By Nathalie Bellanger, LCCP Project Officer
I’ve recently had the chance to watch a preview of Ice and the Sky, by Oscar-winning filmmaker Luc Jacquet (March of the Penguins). The film tells us the inspiring story of Claude Lorius, a glaciologist who has dedicated his life to studying the icescapes of Antarctica. [Photograph on the right: Eskwad–Wild Touch]
In Ice and the Sky, Jacquet joins Lorius as he journeys to Antarctica one final time, 60 years after first setting foot on the continent. Accompanied by some breath-taking landscape photography and a fascinating array of archival footage from his many expeditions, Lorius reflects on his life’s work – his successes, the hardships suffered during his time spent on the ice, and the key milestones of his scientific investigations through the decades, leading to clearer and clearer findings.

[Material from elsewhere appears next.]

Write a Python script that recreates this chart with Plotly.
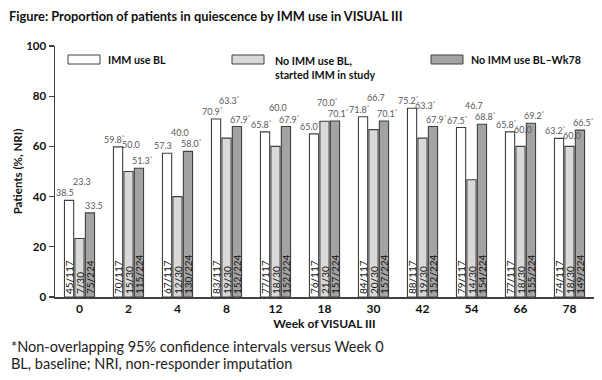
import plotly.graph_objects as go

# ---------------- data ----------------
weeks = ["0", "2", "4", "8", "12", "18", "30", "42", "54", "66", "78"]

imm_bl = [38.5, 59.8, 57.3, 70.9, 65.8, 65.0, 71.8, 75.2, 67.5, 65.8, 63.2]
no_imm_started = [23.3, 50.0, 40.0, 63.3, 60.0, 70.0, 66.7, 63.3, 46.7, 60.0, 60.0]
no_imm_wk78 = [33.5, 51.3, 58.0, 67.9, 67.9, 70.1, 70.1, 67.9, 68.8, 69.2, 66.5]

imm_bl_n = ["45/117", "70/117", "67/117", "83/117", "77/117", "76/117",
            "84/117", "88/117", "79/117", "77/117", "74/117"]
no_imm_started_n = ["7/30", "15/30", "12/30", "19/30", "18/30", "21/30",
                    "20/30", "19/30", "14/30", "18/30", "18/30"]
no_imm_wk78_n = ["75/224", "115/224", "130/224", "152/224", "152/224", "157/224",
                 "157/224", "152/224", "154/224", "155/224", "149/224"]

imm_bl_sig = [False, True, False, True, True, True, True, True, True, True, True]
no_imm_started_sig = [False, False, False, True, False, True, False, True, False, False, False]
no_imm_wk78_sig = [False, True, True, True, True, True, True, True, True, True, True]

series_names = ["IMM use BL", "No IMM use BL,<br>started IMM in study", "No IMM use BL\u2013Wk78"]

# ---------------- layout geometry (pixels) ----------------
W, H = 602, 380
L, R, T, B = 55, 8, 46, 83
PW, PH = W - L - R, H - T - B

def px_x(px):
    return (px - L) / PW

def px_y(py):
    return (H - B - py) / PH

FONT = "Lato"
fills = ["#ffffff", "#d9d9d9", "#a3a3a3"]
edge = "#404040"

fig = go.Figure()
all_vals = [imm_bl, no_imm_started, no_imm_wk78]
all_n = [imm_bl_n, no_imm_started_n, no_imm_wk78_n]
all_sig = [imm_bl_sig, no_imm_started_sig, no_imm_wk78_sig]

for vals, ns, fill, name in zip(all_vals, all_n, fills, series_names):
    fig.add_trace(go.Bar(
        x=weeks, y=vals, name=name, text=ns,
        textposition="inside", textangle=-90, insidetextanchor="start",
        textfont=dict(family=FONT, size=10, color="#111111"),
        marker=dict(color=fill, line=dict(color=edge, width=1.1)),
        showlegend=False, cliponaxis=False, hoverinfo="skip",
    ))

bargap, bargroupgap = 0.36, 0.12
slot = PW / len(weeks) * (1 - bargap) / 3  # pixel width of one bar slot

# ---------------- value labels ----------------
annotations = []
for i, wk in enumerate(weeks):
    w, l, d = imm_bl[i], no_imm_started[i], no_imm_wk78[i]
    lvl_w = w
    lvl_d = d
    lvl_l = w - 2.0 if w > l else l
    if abs(lvl_d - lvl_l) < 4.5:
        lvl_l = max(lvl_d, lvl_w, l) + 4.5
    levels = [lvl_w, lvl_l, lvl_d]
    shifts = [-slot - 4, 2.5, slot + 4]
    for s in range(3):
        v = all_vals[s][i]
        txt = f"{v:.1f}" + ("<sup>*</sup>" if all_sig[s][i] else "")
        annotations.append(dict(
            x=i, y=levels[s], xref="x", yref="y", text=txt, showarrow=False,
            xanchor="center", yanchor="bottom", xshift=shifts[s], yshift=0,
            font=dict(family=FONT, size=9, color="#595959"),
        ))

# ---------------- manual legend ----------------
legend_items = [(68, 100, 106), (232, 264, 273), (431, 463, 469)]
shapes = []
for (x0, x1, tx), fill, name in zip(legend_items, fills, series_names):
    shapes.append(dict(type="rect", xref="paper", yref="paper",
                       x0=px_x(x0), x1=px_x(x1), y0=px_y(64), y1=px_y(55),
                       fillcolor=fill, line=dict(color=edge, width=1)))
    if "<br>" in name:
        ty, yanch = px_y(52), "top"
    else:
        ty, yanch = px_y(59.5), "middle"
    annotations.append(dict(
        x=px_x(tx), y=ty, xref="paper", yref="paper", text=name,
        showarrow=False, xanchor="left", yanchor=yanch, align="left",
        font=dict(family=FONT, size=10.7, color="#111111", weight="bold"),
    ))

# ---------------- title & footnotes ----------------
annotations.append(dict(
    x=px_x(7), y=px_y(16), xref="paper", yref="paper",
    text="Figure: Proportion of patients in quiescence by IMM use in VISUAL III",
    showarrow=False, xanchor="left", yanchor="middle",
    font=dict(family=FONT, size=12.8, color="#111111", weight="bold"),
))
annotations.append(dict(
    x=px_x(9), y=px_y(346), xref="paper", yref="paper",
    text="*Non-overlapping 95% confidence intervals versus Week 0",
    showarrow=False, xanchor="left", yanchor="middle",
    font=dict(family=FONT, size=14.5, color="#222222"),
))
annotations.append(dict(
    x=px_x(9), y=px_y(363), xref="paper", yref="paper",
    text="BL, baseline; NRI, non-responder imputation",
    showarrow=False, xanchor="left", yanchor="middle",
    font=dict(family=FONT, size=14.5, color="#222222"),
))

fig.update_layout(
    width=W, height=H,
    margin=dict(l=L, r=R, t=T, b=B),
    paper_bgcolor="white", plot_bgcolor="white",
    barmode="group", bargap=bargap, bargroupgap=bargroupgap,
    uniformtext=dict(minsize=10, mode="show"),
    hovermode=False,
    xaxis=dict(type="category", range=[-0.5, len(weeks) - 0.5], automargin=False,
               showline=True, linecolor=edge, linewidth=1.5,
               ticks="", showgrid=False, zeroline=False,
               tickfont=dict(family=FONT, size=12, color="#111111", weight="bold"),
               title=dict(text="Week of VISUAL III", standoff=4,
                          font=dict(family=FONT, size=12, color="#111111", weight="bold"))),
    yaxis=dict(range=[0, 100], tickvals=[0, 20, 40, 60, 80, 100], automargin=False,
               showline=True, linecolor=edge, linewidth=1.5, ticks="outside", ticklen=5,
               tickcolor=edge, tickwidth=1.2, showgrid=False, zeroline=False,
               tickfont=dict(family=FONT, size=11.5, color="#111111", weight="bold"),
               title=dict(text="Patients (%, NRI)", standoff=1,
                          font=dict(family=FONT, size=11.5, color="#111111", weight="bold"))),
    annotations=annotations,
    shapes=shapes,
)

fig.write_html("out.html", config={"displayModeBar": False, "staticPlot": True},
               post_script="document.body.style.margin='0';")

The story starts with Lorius’ first Antarctic expedition, when he falls in love with those parts of the globe that had remained unexplored until then. He thus decides to spend the rest of his life exploring the secrets of the planet’s ice layers. Lorius soon realises those layers unveil endless testimonies of our world’s history – a striking moment is when he discovers, in atmosphere trapped in ice from one of the most remote parts of the globe, traces of the World Wars’ nuclear episodes…
Lorius’ ground-breaking discoveries will eventually ring one of the first alarms about the global warming crisis affecting the Earth, through exposing human activities’ devastating effect on the planet’s climate.

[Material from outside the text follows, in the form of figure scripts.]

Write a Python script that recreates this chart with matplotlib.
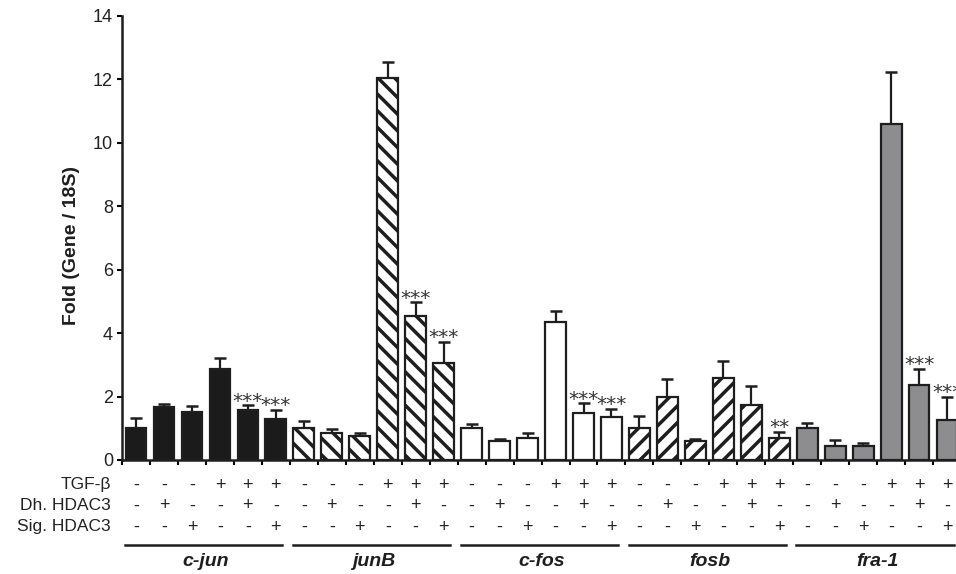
import matplotlib
matplotlib.use('Agg')
import matplotlib.pyplot as plt
from matplotlib.transforms import blended_transform_factory
import numpy as np

# ---------------- data ----------------
genes = ['c-jun', 'junB', 'c-fos', 'fosb', 'fra-1']
row_labels = ['TGF-β', 'Dh. HDAC3', 'Sig. HDAC3']
tgf_signs = ['-', '-', '-', '+', '+', '+']
dh_signs = ['-', '+', '-', '-', '+', '-']
sig_signs = ['-', '-', '+', '-', '-', '+']

cjun_mean = [1.02, 1.66, 1.50, 2.87, 1.58, 1.28]
cjun_top = [1.31, 1.76, 1.70, 3.23, 1.73, 1.58]
junb_mean = [1.02, 0.86, 0.76, 12.04, 4.54, 3.07]
junb_top = [1.23, 0.97, 0.86, 12.56, 4.97, 3.73]
cfos_mean = [1.02, 0.60, 0.70, 4.34, 1.49, 1.35]
cfos_top = [1.12, 0.66, 0.86, 4.71, 1.79, 1.61]
fosb_mean = [1.00, 2.00, 0.60, 2.57, 1.73, 0.70]
fosb_top = [1.39, 2.56, 0.66, 3.13, 2.33, 0.88]
fra1_mean = [1.00, 0.44, 0.44, 10.60, 2.37, 1.26]
fra1_top = [1.16, 0.63, 0.55, 12.22, 2.87, 2.00]

cjun_stars = ['', '', '', '', '***', '***']
junb_stars = ['', '', '', '', '***', '***']
cfos_stars = ['', '', '', '', '***', '***']
fosb_stars = ['', '', '', '', '', '**']
fra1_stars = ['', '', '', '', '***', '***']

yticks = [0, 2, 4, 6, 8, 10, 12, 14]

means = [cjun_mean, junb_mean, cfos_mean, fosb_mean, fra1_mean]
tops = [cjun_top, junb_top, cfos_top, fosb_top, fra1_top]
stars = [cjun_stars, junb_stars, cfos_stars, fosb_stars, fra1_stars]

# ---------------- style ----------------
plt.rcParams['font.family'] = ['Liberation Sans', 'DejaVu Sans']
plt.rcParams['hatch.linewidth'] = 2.5

fills = ['#1b1b1b', 'white', 'white', 'white', '#8d8d8f']
hatches = [None, '\\\\', None, '//', None]

W, H = 956, 574
fig = plt.figure(figsize=(W / 100, H / 100), dpi=100)
ax = fig.add_axes([122 / W, (H - 460) / H, 30 * 27.97 / W, 444 / H])

n_per = len(tgf_signs)
for g in range(len(genes)):
    x = np.arange(n_per) + g * n_per
    m = np.array(means[g])
    t = np.array(tops[g])
    ax.errorbar(x, m, yerr=[np.zeros_like(m), t - m], fmt='none',
                ecolor='#1e1e1e', elinewidth=1.6, capsize=4, capthick=1.8,
                zorder=1)
    ax.bar(x, m, width=0.74, color=fills[g], edgecolor='#1e1e1e',
           linewidth=1.6, hatch=hatches[g], zorder=2)
    for xi, ti, s in zip(x, t, stars[g]):
        if s:
            ax.annotate(s, (xi, ti), xytext=(0, -1), textcoords='offset points',
                        ha='center', va='baseline', fontsize=14.5, color='#333333',
                        family='DejaVu Sans', annotation_clip=False)

n_total = n_per * len(genes)
ax.set_xlim(-0.5, n_total - 0.5)
ax.set_ylim(0, 14)
ax.set_yticks(yticks)
ax.set_yticklabels([str(v) for v in yticks], fontsize=13, color='#222222')
ax.set_xticks(np.arange(n_total + 1) - 0.5)
ax.set_xticklabels([])
ax.tick_params(axis='y', direction='out', length=3.5, width=1.5, pad=3)
ax.tick_params(axis='x', direction='out', length=3.5, width=1.5)
for sp in ['top', 'right']:
    ax.spines[sp].set_visible(False)
for sp in ['left', 'bottom']:
    ax.spines[sp].set_linewidth(1.8)
    ax.spines[sp].set_color('#1e1e1e')

fig.text(72 / W, 1 - 245.5 / H, 'Fold (Gene / 18S)', rotation=90, ha='center',
         va='center', fontsize=14, fontweight='bold', color='#1e1e1e')

# condition table
trans = blended_transform_factory(ax.transData, fig.transFigure)
row_y = [1 - 485 / H, 1 - 506 / H, 1 - 527 / H]
row_signs = [tgf_signs, dh_signs, sig_signs]
for ry, lab, signs in zip(row_y, row_labels, row_signs):
    fig.text(111 / W, ry, lab, ha='right', va='center', fontsize=12.5,
             color='#222222')
    for g in range(len(genes)):
        for i, s in enumerate(signs):
            ax.text(g * n_per + i, ry, s, transform=trans, ha='center',
                    va='center', fontsize=13, color='#222222', clip_on=False)

line_y = 1 - 545 / H
lab_y = 1 - 562 / H
for g, name in enumerate(genes):
    x0 = g * n_per
    ax.plot([x0 - 0.39, x0 + 5.23], [line_y, line_y], transform=trans,
            color='#1e1e1e', linewidth=1.8, clip_on=False)
    ax.text(x0 + 2.5, lab_y, name, transform=trans, ha='center', va='center',
            fontsize=14, fontweight='bold', fontstyle='italic', color='#1e1e1e',
            clip_on=False)

fig.savefig('out.png', dpi=100)
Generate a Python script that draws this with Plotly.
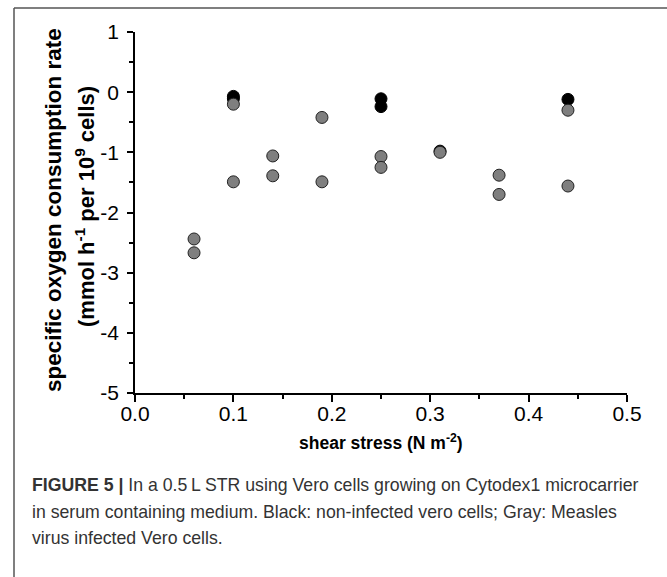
import plotly.graph_objects as go

# Data: shear stress (N m^-2) vs specific oxygen consumption rate
black_x = [0.10, 0.10, 0.25, 0.25, 0.31, 0.44]
black_y = [-0.07, -0.11, -0.11, -0.24, -0.98, -0.12]

gray_x = [0.06, 0.06, 0.10, 0.10, 0.14, 0.14, 0.19, 0.19, 0.25, 0.25, 0.31, 0.37, 0.37, 0.44, 0.44]
gray_y = [-2.44, -2.67, -0.20, -1.49, -1.06, -1.39, -0.42, -1.49, -1.07, -1.25, -1.00, -1.38, -1.70, -0.30, -1.56]

x_ticks = [0.0, 0.1, 0.2, 0.3, 0.4, 0.5]
x_ticktext = ["0.0", "0.1", "0.2", "0.3", "0.4", "0.5"]
y_ticks = [1, 0, -1, -2, -3, -4, -5]
y_ticktext = ["1", "0", "-1", "-2", "-3", "-4", "-5"]

FONT = "Liberation Sans, Arial, sans-serif"

fig = go.Figure()
fig.add_trace(go.Scatter(
    x=black_x, y=black_y, mode="markers",
    marker=dict(size=12, color="#000000", line=dict(color="#000000", width=1)),
    showlegend=False, cliponaxis=False))
fig.add_trace(go.Scatter(
    x=gray_x, y=gray_y, mode="markers",
    marker=dict(size=12, color="#7f7f7f", line=dict(color="#222222", width=1)),
    showlegend=False, cliponaxis=False))

L, R, T, B = 135, 40, 32, 184
W, H = 667, 577
pw, ph = W - L - R, H - T - B

def px(x):
    return (x - L) / pw

def py(y):
    return (H - B - y) / ph

fig.update_layout(
    width=W, height=H,
    margin=dict(l=L, r=R, t=T, b=B, pad=0),
    paper_bgcolor="white", plot_bgcolor="white",
    font=dict(family=FONT, color="#000000", size=20),
    xaxis=dict(
        range=[0, 0.5], showgrid=False, zeroline=False,
        showline=True, linecolor="#000000", linewidth=1.5,
        ticks="outside", ticklen=7, tickwidth=1.5, tickcolor="#000000",
        tickvals=x_ticks, ticktext=x_ticktext,
        tickfont=dict(size=21, family=FONT),
        ticklabelstandoff=-6,
        minor=dict(tickvals=[0.05, 0.15, 0.25, 0.35, 0.45], ticks="outside",
                   ticklen=4, tickwidth=1.5, tickcolor="#000000"),
    ),
    yaxis=dict(
        range=[-5, 1], showgrid=False, zeroline=False,
        showline=True, linecolor="#000000", linewidth=1.5,
        ticks="outside", ticklen=6, tickwidth=1.5, tickcolor="#000000",
        tickvals=y_ticks, ticktext=y_ticktext,
        tickfont=dict(size=21, family=FONT),
        ticklabelstandoff=4,
        minor=dict(tickvals=[0.5, -0.5, -1.5, -2.5, -3.5, -4.5], ticks="outside",
                   ticklen=4, tickwidth=1.5, tickcolor="#000000"),
    ),
)

# Figure frame (top and left border lines)
fig.add_shape(type="line", xref="paper", yref="paper",
              x0=px(14), x1=px(700), y0=py(8), y1=py(8),
              line=dict(color="#555555", width=1.5))
fig.add_shape(type="line", xref="paper", yref="paper",
              x0=px(14), x1=px(14), y0=py(8), y1=py(620),
              line=dict(color="#555555", width=1.5))

# Axis titles
fig.add_annotation(xref="paper", yref="paper", x=px(54), y=py(210),
                   text="<b>specific oxygen consumption rate</b>", textangle=-90,
                   showarrow=False, xanchor="center", yanchor="middle",
                   font=dict(size=22.5, family=FONT, color="#000000"))
fig.add_annotation(xref="paper", yref="paper", x=px(85), y=py(207),
                   text="<b>(mmol h<sup>-1</sup> per 10<sup>9</sup> cells)</b>", textangle=-90,
                   showarrow=False, xanchor="center", yanchor="middle",
                   font=dict(size=22, family=FONT, color="#000000"))
fig.add_annotation(xref="paper", yref="paper", x=px(381), y=py(442),
                   text="<b>shear stress (N m<sup>-2</sup>)</b>",
                   showarrow=False, xanchor="center", yanchor="middle",
                   font=dict(size=17.5, family=FONT, color="#000000"))

# Caption
caption = [
    "<b>FIGURE 5 |</b> In a 0.5\u2009L STR using Vero cells growing on Cytodex1 microcarrier",
    "in serum containing medium. Black: non-infected vero cells; Gray: Measles",
    "virus infected Vero cells.",
]
cap_y = [485, 512, 538]
for line, yy in zip(caption, cap_y):
    fig.add_annotation(xref="paper", yref="paper", x=px(30), y=py(yy),
                       text=line, showarrow=False, xanchor="left", yanchor="middle",
                       align="left", font=dict(size=17.7, family=FONT, color="#333333"))

fig.write_html("out.html")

As a result, the film offers a powerful demonstration of the science community’s robust processes and accumulated evidence behind the causes of our current and upcoming climate disruptions. This gives a great context in which calling for action, both to mitigate and adapt to those disruptions. What becomes clear is that if human activity is part of the problem, it surely can be part of the solution.
Ice and the Sky will be in cinemas and available on demand from 11 December, and available in DVD from 8 February.